• Monetary Policy Tools – 1

    Bank Rate

    Bank rate is the rate at which the central bank provides money to the other financial institutions or banks. Bank rate enables the financial institutions (or banks) to borrow money from the central bank to fund any money need. Increase in bank rate leads to higher prime lending rate, the rate at which financial institutions lends money to other entities. So by increasing bank rate, the central bank can increase the interest rate in the market and reduce the demand. At the same time, as the lending becomes dearer, it reduces the lending by the financial institutions. Because of these two reasons bank rate hike is used to tame inflation.

    Repo Rate

    Repo rate (also known as Repurchase Rate) is the rate at which the Central Bank lends money to the banks on short term basis. Increase in Repo rate leads to higher short term borrowing rate for the banks which again leads to higher prime lending rate, the rate at which banks lends money to other customers or corporates. Increase in Repo rate mainly leads to higher interest rate on home loan, car loans, and corporate borrowings.

    The main effect is reduced demand of home, cars by the normal citizen and corporate loans by the Companies used for business expansion. It impacts the revenue and profit margin of the auto sector and housing sector companies aversely and makes the business and industrial expansion more expensive, thus reduce the industrial activity. That’s why increase in repo rate is very effective to control inflation. But at the same time, it hurts the economic and industrial growth severely. Central Bank’s job is to maintain the repo rate properly so that it won’t affect the economic growth activity.

    Reverse Repo Rate

    Reverse Repo rate is the rate at which banks deposit their excess money with the central bank for short term only. Central bank uses this tool to reduce liquidity in the market when there is high liquidity in the banking system. If the reverse repo rate is high then the banks will prefer to deposit the excess money with the central bank, thus reduce the liquidity in the system.

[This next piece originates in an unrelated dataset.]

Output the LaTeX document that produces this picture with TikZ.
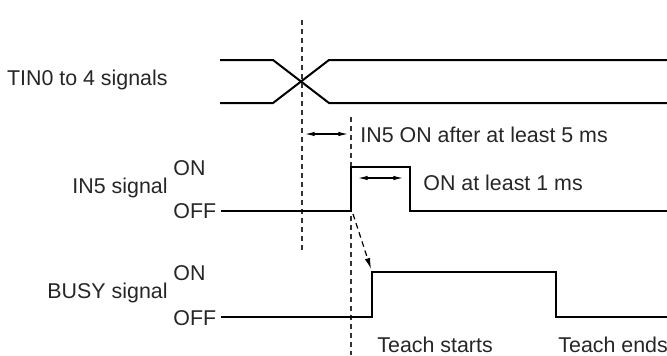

    The money deposited with the central bank is risk free, that’s why for high reverse repo rate banks always prefer to deposit the excess money with the central bank rather than lending it to the customers which involves significant risks. High reverse repo rate helps to reduce the lending by the banks and reduces the loan supply in the market. Lower loan supply decreases the lending for auto, home etc. which helps to tame inflation.